All lines from the beginning of the listing through the line with "from matplotlib.patches import Rectangle" are to be copied word for word; the pictures are not.

++++ Dataset excerpts

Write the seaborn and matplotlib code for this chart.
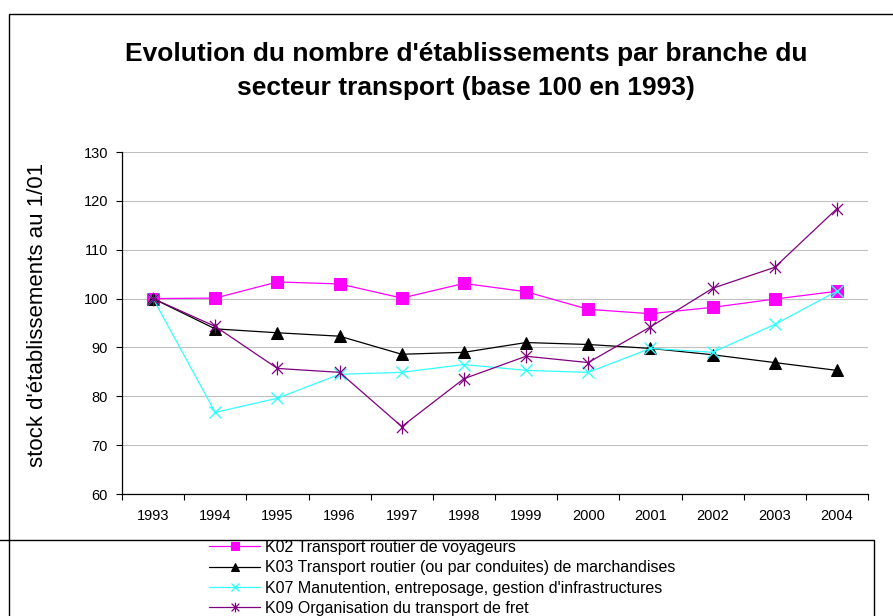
import numpy as np
import pandas as pd
import matplotlib
matplotlib.use('Agg')
import matplotlib.pyplot as plt
import seaborn as sns
from matplotlib.path import Path
from matplotlib.patches import Rectangle

# Data (base 100 en 1993)
years = ['1993', '1994', '1995', '1996', '1997', '1998',
         '1999', '2000', '2001', '2002', '2003', '2004']
k02 = [100, 100.1, 103.4, 103.0, 100.1, 103.1, 101.4, 97.8, 96.9, 98.2, 99.9, 101.5]
k03 = [100, 93.8, 93.0, 92.3, 88.6, 89.0, 91.0, 90.6, 89.8, 88.5, 86.9, 85.3]
k07 = [100, 76.7, 79.6, 84.5, 84.9, 86.5, 85.3, 84.9, 89.8, 89.0, 94.7, 101.5]
k09 = [100, 94.3, 85.7, 84.9, 73.8, 83.6, 88.2, 86.9, 94.2, 102.1, 106.4, 118.4]
labels = ['K02 Transport routier de voyageurs',
          'K03 Transport routier (ou par conduites) de marchandises',
          "K07 Manutention, entreposage, gestion d'infrastructures",
          'K09 Organisation du transport de fret']

sns.set_style('white')
plt.rcParams['font.family'] = ['Liberation Sans', 'DejaVu Sans']
plt.rcParams.update({'text.color': 'black', 'axes.labelcolor': 'black',
                     'xtick.color': 'black', 'ytick.color': 'black'})

# Excel-like "star": an x with a vertical bar
star = Path([(-1, -1), (1, 1), (-1, 1), (1, -1), (0, -1.25), (0, 1.25)],
            [Path.MOVETO, Path.LINETO, Path.MOVETO, Path.LINETO, Path.MOVETO, Path.LINETO])

styles = [
    dict(color='#FF00FF', marker='s', markersize=8, mec='#FF00FF'),
    dict(color='#000000', marker='^', markersize=9, mec='#000000'),
    dict(color='#33FFFF', marker='x', markersize=8, mec='#33FFFF', mew=1.0),
    dict(color='#800080', marker=star, markersize=10, mec='#800080', mew=0.9),
]

fig = plt.figure(figsize=(8.93, 6.16), dpi=100)
ax = fig.add_axes([122 / 893, 1 - 494 / 616, (868 - 122) / 893, (494 - 152) / 616])

x = np.arange(len(years))
handles = []
for vals, lab, st in zip([k02, k03, k07, k09], labels, styles):
    sns.lineplot(x=x, y=vals, ax=ax, lw=0.9, label=lab, legend=False, **st)
    handles.append(ax.lines[-1])

ax.set_xlim(-0.5, len(years) - 0.5)
ax.set_ylim(60, 130)
ax.set_yticks(np.arange(60, 131, 10))
ax.set_xticks(x)
ax.set_xticklabels(years)
ax.set_xticks(np.arange(-0.5, len(years), 1), minor=True)
ax.tick_params(axis='x', which='major', length=0, pad=11, labelsize=10.5)
ax.tick_params(axis='x', which='minor', length=4, width=0.8, direction='out', bottom=True)
ax.tick_params(axis='y', length=4, width=0.8, direction='out', left=True, pad=6, labelsize=10.5)
ax.yaxis.grid(True, color='#C0C0C0', lw=0.8)
ax.set_axisbelow(True)
for s in ['top', 'right']:
    ax.spines[s].set_visible(False)
for s in ['left', 'bottom']:
    ax.spines[s].set_color('black')
    ax.spines[s].set_linewidth(0.9)
ax.set_xlabel('')
ax.set_ylabel('')
fig.text(38 / 893, 1 - 315 / 616, "stock d'établissements au 1/01", rotation=90,
         ha='center', va='center', fontsize=16)

fig.text(466 / 893, 1 - 71 / 616,
         "Evolution du nombre d'établissements par branche du\nsecteur transport (base 100 en 1993)",
         ha='center', va='center', fontsize=19, fontweight='bold', linespacing=1.5)

# chart border and legend box (partially visible like the reference)
fig.patches.append(Rectangle((9 / 893, -0.1), 1.1, 1.1 - 14 / 616, transform=fig.transFigure,
                             fill=False, ec='black', lw=1.0))
fig.patches.append(Rectangle((-0.05, -0.1), 0.05 + 874 / 893, 0.1 + 76 / 616,
                             transform=fig.transFigure, fill=False, ec='black', lw=1.0))

fig.legend(handles, labels, loc='upper left', bbox_to_anchor=(209 / 893, 1 - 540 / 616),
           frameon=False, fontsize=11.5, handlelength=3.2, handletextpad=0.3,
           labelspacing=0.33, borderpad=0, borderaxespad=0, markerscale=0.7)

fig.savefig('out.png', dpi=100)
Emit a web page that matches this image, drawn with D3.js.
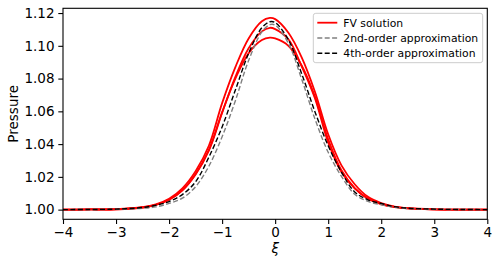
<!DOCTYPE html>
<html>
<head>
<meta charset="utf-8">
<script src="https://cdn.jsdelivr.net/npm/d3@7"></script>
<style>
  html, body { margin: 0; padding: 0; background: #fff; }
  svg { display: block; font-family: "DejaVu Sans", sans-serif; }
</style>
</head>
<body>
<svg id="chart" width="499" height="266"></svg>
<script>
// Sample positions along xi, shared by every curve
const xi = [-4, -3.5, -3, -2.5, -2.25, -2, -1.75, -1.5, -1.25, -1, -0.75, -0.5, -0.25, -0.1,
  0, 0.25, 0.5, 0.75, 1, 1.25, 1.5, 1.75, 2, 2.25, 2.5, 3, 3.5, 4];

// FV solution runs
const fvA = [1.0000, 1.0001, 1.0003, 1.0015, 1.0032, 1.0066, 1.0130, 1.0235, 1.0390, 1.0650, 1.0870, 1.1045, 1.1150, 1.1170,
  1.1163, 1.1080, 1.0930, 1.0720, 1.0460, 1.0270, 1.0155, 1.0078, 1.0040, 1.0019, 1.0009, 1.0002, 1.0000, 1.0000];
const fvB = [1.0000, 1.0001, 1.0002, 1.0013, 1.0029, 1.0060, 1.0118, 1.0215, 1.0360, 1.0590, 1.0810, 1.0985, 1.1088, 1.1110,
  1.1102, 1.1040, 1.0875, 1.0680, 1.0410, 1.0230, 1.0130, 1.0066, 1.0033, 1.0016, 1.0008, 1.0002, 1.0000, 1.0000];
const fvC = [1.0000, 1.0001, 1.0002, 1.0013, 1.0029, 1.0060, 1.0118, 1.0218, 1.0365, 1.0595, 1.0800, 1.0955, 1.1035, 1.1050,
  1.1045, 1.1000, 1.0880, 1.0690, 1.0430, 1.0240, 1.0132, 1.0068, 1.0034, 1.0017, 1.0008, 1.0002, 1.0000, 1.0000];

// Asymptotic approximations
const second = [1.0000, 1.0001, 1.0002, 1.0008, 1.0017, 1.0038, 1.0070, 1.0140, 1.0265, 1.0445, 1.0665, 1.0911, 1.1085, 1.1129,
  1.1126, 1.1015, 1.0797, 1.0554, 1.0350, 1.0203, 1.0094, 1.0050, 1.0030, 1.0014, 1.0007, 1.0002, 1.0001, 1.0000];
const fourth = [1.0000, 1.0001, 1.0003, 1.0013, 1.0027, 1.0049, 1.0092, 1.0170, 1.0320, 1.0505, 1.0730, 1.0954, 1.1111, 1.1147,
  1.1142, 1.1037, 1.0830, 1.0598, 1.0390, 1.0229, 1.0108, 1.0060, 1.0038, 1.0018, 1.0009, 1.0003, 1.0001, 1.0000];

const xTicks = [-4, -3, -2, -1, 0, 1, 2, 3, 4];
const yTicks = [1.00, 1.02, 1.04, 1.06, 1.08, 1.10, 1.12];
const xDomain = [-4, 4];
const yDomain = [0.9941, 1.1229];

const series = [
  { label: 'FV solution', values: fvA, color: '#ff0000', dash: null, legend: true },
  { label: 'FV solution', values: fvB, color: '#ff0000', dash: null, legend: false },
  { label: 'FV solution', values: fvC, color: '#ff0000', dash: null, legend: false },
  { label: '2nd-order approximation', values: second, color: '#808080', dash: '5,2.4', legend: true },
  { label: '4th-order approximation', values: fourth, color: '#000000', dash: '5,2.4', legend: true },
];

const W = 499, H = 266;
const margin = { top: 8.3, right: 11.7, bottom: 46.7, left: 63 };
const FONT = 13.5;

const svg = d3.select('#chart');
const x = d3.scaleLinear().domain(xDomain).range([margin.left, W - margin.right]);
const y = d3.scaleLinear().domain(yDomain).range([H - margin.bottom, margin.top]);

// Clip so lines don't spill over the frame
svg.append('defs').append('clipPath').attr('id', 'plot-clip')
  .append('rect')
  .attr('x', margin.left).attr('y', margin.top)
  .attr('width', W - margin.left - margin.right)
  .attr('height', H - margin.top - margin.bottom);

const line = d3.line()
  .x(d => x(d[0]))
  .y(d => y(d[1]))
  .curve(d3.curveCatmullRom.alpha(0.5));

const plot = svg.append('g').attr('clip-path', 'url(#plot-clip)');
series.forEach(s => {
  plot.append('path')
    .datum(xi.map((v, i) => [v, s.values[i]]))
    .attr('fill', 'none')
    .attr('stroke', s.color)
    .attr('stroke-width', s.dash ? 1.4 : 1.8)
    .attr('stroke-dasharray', s.dash)
    .attr('d', line);
});

// Axes
const fmtX = d => (d < 0 ? '\u2212' + Math.abs(d) : String(d));
const xAxis = svg.append('g')
  .attr('transform', `translate(0,${H - margin.bottom})`)
  .call(d3.axisBottom(x).tickValues(xTicks).tickFormat(fmtX).tickSize(4.7).tickPadding(3.5));
const yAxis = svg.append('g')
  .attr('transform', `translate(${margin.left},0)`)
  .call(d3.axisLeft(y).tickValues(yTicks).tickFormat(d3.format('.2f')).tickSize(4.7).tickPadding(3.8));

[xAxis, yAxis].forEach(g => {
  g.select('.domain').remove();
  g.selectAll('line').attr('stroke', '#000').attr('stroke-width', 1.1);
  g.selectAll('text').attr('font-size', FONT).attr('font-family', '"DejaVu Sans", sans-serif').attr('fill', '#000');
});

// Frame
svg.append('rect')
  .attr('x', margin.left).attr('y', margin.top)
  .attr('width', W - margin.left - margin.right)
  .attr('height', H - margin.top - margin.bottom)
  .attr('fill', 'none').attr('stroke', '#000').attr('stroke-width', 1.1);

// Axis labels
svg.append('text')
  .attr('x', x(0)).attr('y', 253)
  .attr('text-anchor', 'middle')
  .attr('font-size', FONT).attr('font-style', 'italic')
  .text('\u03BE');

svg.append('text')
  .attr('transform', `translate(18.3,${(margin.top + H - margin.bottom) / 2}) rotate(-90)`)
  .attr('text-anchor', 'middle')
  .attr('font-size', FONT)
  .text('Pressure');

// Legend
const legendItems = series.filter(s => s.legend);
const lg = svg.append('g').attr('transform', 'translate(313.3,13.3)');
lg.append('rect')
  .attr('width', 169.4).attr('height', 49.4)
  .attr('rx', 2.5).attr('ry', 2.5)
  .attr('fill', '#fff').attr('fill-opacity', 0.8)
  .attr('stroke', '#cccccc').attr('stroke-width', 1);
legendItems.forEach((s, i) => {
  const cy = 9.4 + i * 15.3;
  lg.append('line')
    .attr('x1', 4).attr('x2', 24).attr('y1', cy).attr('y2', cy)
    .attr('stroke', s.color)
    .attr('stroke-width', s.dash ? 1.4 : 1.8)
    .attr('stroke-dasharray', s.dash);
  lg.append('text')
    .attr('x', 30).attr('y', cy).attr('dy', '0.36em')
    .attr('font-size', 10.8)
    .text(s.label);
});
</script>
</body>
</html>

++++++++

- Exercise answer
Write the seaborn and matplotlib code for this chart.
import numpy as np
import pandas as pd
import matplotlib
matplotlib.use('Agg')
import matplotlib.pyplot as plt
import seaborn as sns
from matplotlib.path import Path
from matplotlib.patches import Rectangle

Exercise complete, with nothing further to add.